Если бы Пастернак заблаговременно не нашел издателя, не передал ему рукопись и не согласовал бы все, что надо, с ним – никто не смог бы за один месяц после публикации его в «Новом мире» (или где-нибудь еще) связаться с автором, договориться, ну а потом еще перевести, сделать верстку, отнюдь не компьютерную – набор! – и прочие мелочи…

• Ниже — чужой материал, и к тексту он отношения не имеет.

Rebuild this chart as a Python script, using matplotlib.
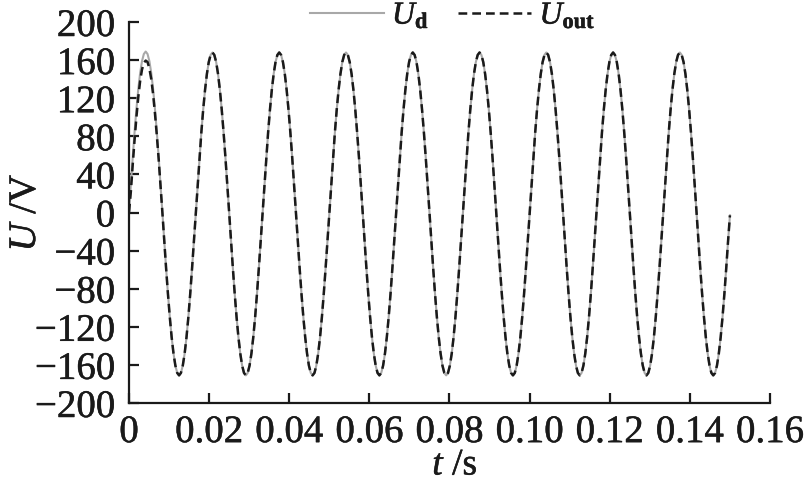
import numpy as np
import matplotlib
matplotlib.use("Agg")
import matplotlib.pyplot as plt
import matplotlib.patheffects as pe

plt.rcParams['font.family'] = ['Liberation Serif', 'DejaVu Serif']
plt.rcParams['mathtext.fontset'] = 'custom'
plt.rcParams['mathtext.rm'] = 'Liberation Serif'
plt.rcParams['mathtext.it'] = 'Liberation Serif:italic'
plt.rcParams['mathtext.bf'] = 'Liberation Serif:bold'

# Ud samples (V), 36 samples per cycle, 9 cycles from t=0 to t=0.15 s
u_d = [
    0, 29.4, 57.8, 84.5, 108.6, 129.5, 146.4, 158.8, 166.4, 169.0, 166.4, 158.8, 146.4, 129.5, 108.6, 84.5, 57.8, 29.4,
    0, -29.7, -58.5, -85.5, -109.9, -131.0, -148.1, -160.7, -168.4, -171.0, -168.4, -160.7, -148.1, -131.0, -109.9, -85.5, -58.5, -29.7,
    0, 29.2, 57.5, 84.0, 108.0, 128.7, 145.5, 157.9, 165.4, 168.0, 165.4, 157.9, 145.5, 128.7, 108.0, 84.0, 57.5, 29.2,
    0, -29.7, -58.5, -85.5, -109.9, -131.0, -148.1, -160.7, -168.4, -171.0, -168.4, -160.7, -148.1, -131.0, -109.9, -85.5, -58.5, -29.7,
    0, 29.2, 57.5, 84.0, 108.0, 128.7, 145.5, 157.9, 165.4, 168.0, 165.4, 157.9, 145.5, 128.7, 108.0, 84.0, 57.5, 29.2,
    0, -29.7, -58.5, -85.5, -109.9, -131.0, -148.1, -160.7, -168.4, -171.0, -168.4, -160.7, -148.1, -131.0, -109.9, -85.5, -58.5, -29.7,
    0, 29.2, 57.5, 84.0, 108.0, 128.7, 145.5, 157.9, 165.4, 168.0, 165.4, 157.9, 145.5, 128.7, 108.0, 84.0, 57.5, 29.2,
    0, -29.7, -58.5, -85.5, -109.9, -131.0, -148.1, -160.7, -168.4, -171.0, -168.4, -160.7, -148.1, -131.0, -109.9, -85.5, -58.5, -29.7,
    0, 29.2, 57.5, 84.0, 108.0, 128.7, 145.5, 157.9, 165.4, 168.0, 165.4, 157.9, 145.5, 128.7, 108.0, 84.0, 57.5, 29.2,
    0, -29.7, -58.5, -85.5, -109.9, -131.0, -148.1, -160.7, -168.4, -171.0, -168.4, -160.7, -148.1, -131.0, -109.9, -85.5, -58.5, -29.7,
    0, 29.2, 57.5, 84.0, 108.0, 128.7, 145.5, 157.9, 165.4, 168.0, 165.4, 157.9, 145.5, 128.7, 108.0, 84.0, 57.5, 29.2,
    0, -29.7, -58.5, -85.5, -109.9, -131.0, -148.1, -160.7, -168.4, -171.0, -168.4, -160.7, -148.1, -131.0, -109.9, -85.5, -58.5, -29.7,
    0, 29.2, 57.5, 84.0, 108.0, 128.7, 145.5, 157.9, 165.4, 168.0, 165.4, 157.9, 145.5, 128.7, 108.0, 84.0, 57.5, 29.2,
    0, -29.7, -58.5, -85.5, -109.9, -131.0, -148.1, -160.7, -168.4, -171.0, -168.4, -160.7, -148.1, -131.0, -109.9, -85.5, -58.5, -29.7,
    0, 29.2, 57.5, 84.0, 108.0, 128.7, 145.5, 157.9, 165.4, 168.0, 165.4, 157.9, 145.5, 128.7, 108.0, 84.0, 57.5, 29.2,
    0, -29.7, -58.5, -85.5, -109.9, -131.0, -148.1, -160.7, -168.4, -171.0, -168.4, -160.7, -148.1, -131.0, -109.9, -85.5, -58.5, -29.7,
    0, 29.2, 57.5, 84.0, 108.0, 128.7, 145.5, 157.9, 165.4, 168.0, 165.4, 157.9, 145.5, 128.7, 108.0, 84.0, 57.5, 29.2,
    0, -29.7, -58.5, -85.5, -109.9, -131.0, -148.1, -160.7, -168.4, -171.0, -168.4, -160.7, -148.1, -131.0, -109.9, -85.5, -58.5, -29.7,
    -3.0,
]

# Uout start-up transient (first half cycle), afterwards it follows Ud
u_out_start = [0, 22.0, 50.0, 76.0, 100.0, 121.0, 138.0, 150.0, 157.0, 159.5, 158.0, 151.0, 140.0, 124.0, 104.0, 81.0, 56.0, 28.5]
u_out = u_out_start + u_d[len(u_out_start):]

t = np.linspace(0.0, 0.15, len(u_d))

x_ticks = [0, 0.02, 0.04, 0.06, 0.08, 0.10, 0.12, 0.14, 0.16]
x_ticklabels = ['0', '0.02', '0.04', '0.06', '0.08', '0.10', '0.12', '0.14', '0.16']
y_ticks = [-200, -160, -120, -80, -40, 0, 40, 80, 120, 160, 200]
y_ticklabels = ['\u2212200', '\u2212160', '\u2212120', '\u221280', '\u221240', '0', '40', '80', '120', '160', '200']

ink = '#1a1a1a'
thick = [pe.withStroke(linewidth=0.35, foreground=ink)]

fig = plt.figure(figsize=(8.12, 4.92), dpi=100)
ax = fig.add_axes([129/812, 1 - 403/492, (770 - 129)/812, (403 - 22)/492])

ax.plot(t, u_d, color='#a8a8a8', lw=1.5, label=r'$U_{\mathbf{d}}$', zorder=2)
ax.plot(t, u_out, color=ink, lw=1.8, dashes=[3.5, 2.0], label=r'$U_{\mathbf{out}}$', zorder=3)

ax.set_xlim(0, 0.16)
ax.set_ylim(-200, 200)
ax.set_xticks(x_ticks)
ax.set_xticklabels(x_ticklabels)
ax.set_yticks(y_ticks)
ax.set_yticklabels(y_ticklabels)

for s in ['top', 'right']:
    ax.spines[s].set_visible(False)
for s in ['left', 'bottom']:
    ax.spines[s].set_linewidth(1.6)
    ax.spines[s].set_color(ink)

ax.tick_params(direction='in', length=7, width=1.6, labelsize=28, color=ink, labelcolor=ink)
ax.tick_params(axis='x', pad=8)
ax.tick_params(axis='y', pad=10)
for lab in ax.get_xticklabels() + ax.get_yticklabels():
    lab.set_path_effects(thick)

ax.set_xlabel(r'$t$ /s', fontsize=27, color=ink, path_effects=thick)
ax.set_ylabel(r'$U$ /V', fontsize=28, color=ink, path_effects=thick)
ax.xaxis.set_label_coords((455 - 129) / 641, (403 - 448) / 381)
ax.yaxis.set_label_coords((44 - 129) / 641, 0.5)

leg = fig.legend(loc='center', bbox_to_anchor=(453/812, 1 - 16/492), ncol=2, frameon=False,
                 fontsize=23, handlelength=2.3, handletextpad=0.25, columnspacing=0.9)
for txt in leg.get_texts():
    txt.set_color(ink)
    txt.set_path_effects(thick)

fig.savefig('out.png', dpi=100)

Пастернак получил Нобелевскую премию не за «Доктора Живаго», в разговор об этом лучше не пускаться, его номинировали неоднократно и до романа, он получил бы ее и без него, у Нобелевского комитета было бы меньше проблем с СССР, роман запечатали бы с удесятеренным тиражом – но у него без Фельтринелли не было бы ни копейки от заграничных изданий. Он, правда, о лучшей доле не мечтал, но стоит ли удивляться, что Ольга была ему самой верной помощницей? Все совпало: «Сразу после создания нашего акционерного общества „Издательство Джанджакомо Фельтринелли“ со мной связался Серджо ДАнджело, в ту пору бывший директором книжного магазина ИКП в Риме и отправлявшийся в Москву в качестве партийного редактора для программы итало-советских совместных радиопередач. Он предложил мне свои услуги по поиску в Советском Союзе литературных талантов для моего миланского издательства» (Там же. Стр. 104). Даже Фельтринелли «с самого начала отдает себе отчет в том, что дело может оказаться щекотливым» (Там же. Стр. 105), что же говорить о Пастернаке с Ивинской? Ольга решает подстраховаться самым верным, по ее представлениям, способом – сотрудничает с КГБ. У Карло Фельтринелли сколько угодно доказательств об этом, включая ее собственные заявления, в письме Хрущеву, например, но он – «та сторона», и он патетически восклицает: «Но кто присутствовал в момент передачи романа? Кто мог знать о переписке Пастернака с его итальянским издателем?» Тут же несколькими строками ниже приводит письмо Ивинской Хрущеву: «Стоит ли говорить, что в свое время в ЦК мне подсказали имя Д'Анджело и с помощью ДАнд-жело мне удалось задержать публикацию романа в Италии на полтора года». Вот кто, оказывается. Впрочем, у Фель-тринелли-мл. есть и другие версии: «Вдруг какая-нибудь дородная домработница входила и выходила из комнаты как раз в те моменты, когда Пастернак и Д'Анджело обсуждали условия соглашения» (Там же. Стр. 110).